In caso di fallimento dell'accordo con Di Maio, Salvini al Quirinale indica un'unica strada, rispettosa del voto, pur dicendo che non vuole «forzare la mano a nessuno»: «Se così non fosse proponiamo al capo dello Stato di darci l'incarico per provare a creare un governo che parta dal centrodestra». Gli fa eco il governatore leghista della Lombardia, Attilio Fontana: «Mattarella dia l'incarico a Salvini». Lo stesso chiede Giorgio Mulè, portavoce dei gruppi di Fi.
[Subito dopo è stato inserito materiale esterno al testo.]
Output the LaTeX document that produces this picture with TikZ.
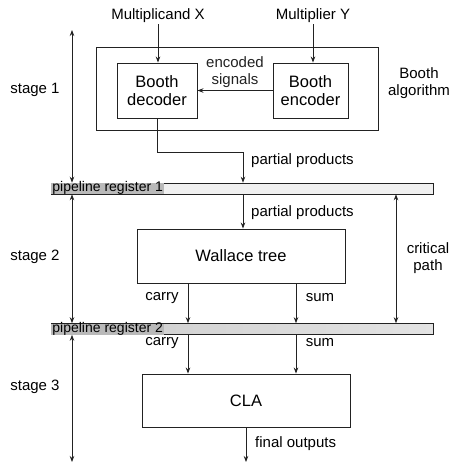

Il segretario leghista si trova in visita a Genova per Euroflora e, tra un attacco e una lusinga, arriva ad offrire a Di Maio un fiore speciale e particolarmente «resistente», dedicato a Calvino: «La margherita Itala la porterò a Luigi, così magari dice faccio o non faccio, si lavora o non si lavora».

Lui, Matteo, vuole lavorare e da subito. Con gli alleati di Fi lancia un appello a tutte le forze politiche perché non siano «irresponsabili», dando l'immagine di un parlamento già in ferie ad oltre 50 giorni dall'elezione. Almeno si sblocchi l'attività per far lavorare le commissioni di Camera e Senato. Pensa ad un esecutivo «ponte», «balneare», che cambi il Rosatellum e faccia la manovrina chiesta dalla Commissione Ue, per andare alle urne a ottobre? O solo ad un intervento parlamentare? «Se si va ad elezioni - spiega -, si può andare con questa legge elettorale aggiungendo una sola riga: chi prende un solo voto in più ha la maggioranza garantita. Che sia una lista o una coalizione, io sono a disposizione». Insomma, non servono 18 mesi, basta molto meno. Come dice anche la presidente di Fdi Giorgia Meloni, chiedendo a Salvini e Di Maio di appoggiare la proposta di legge già depositata dal suo partito. «Basta acconsentire a che le commissioni speciali, già istituite, possano trattare anche questo argomento». Ma l'appello cade nel vuoto, il che fa pensare che mancherebbero i numeri per un intervento rapido e limitato sul Rosatellum.

Per Salvini, il voto è solo l'ultima via, preferirebbe di gran lunga l'accordo con il M5s. Anche se, alla fine, Di Maio gli fa saltare i nervi, insistendo sul presunto ricatto economico di Berlusconi nei suoi confronti.

Dopo aver evitato per ore di rispondere a «insulti e sciocchezze», sbotta: «Chiunque parli di soldi, prestiti, fideiussioni, regali e ricatti inesistenti a me e alla Lega, se finora è stato ignorato, da domani sarà querelato».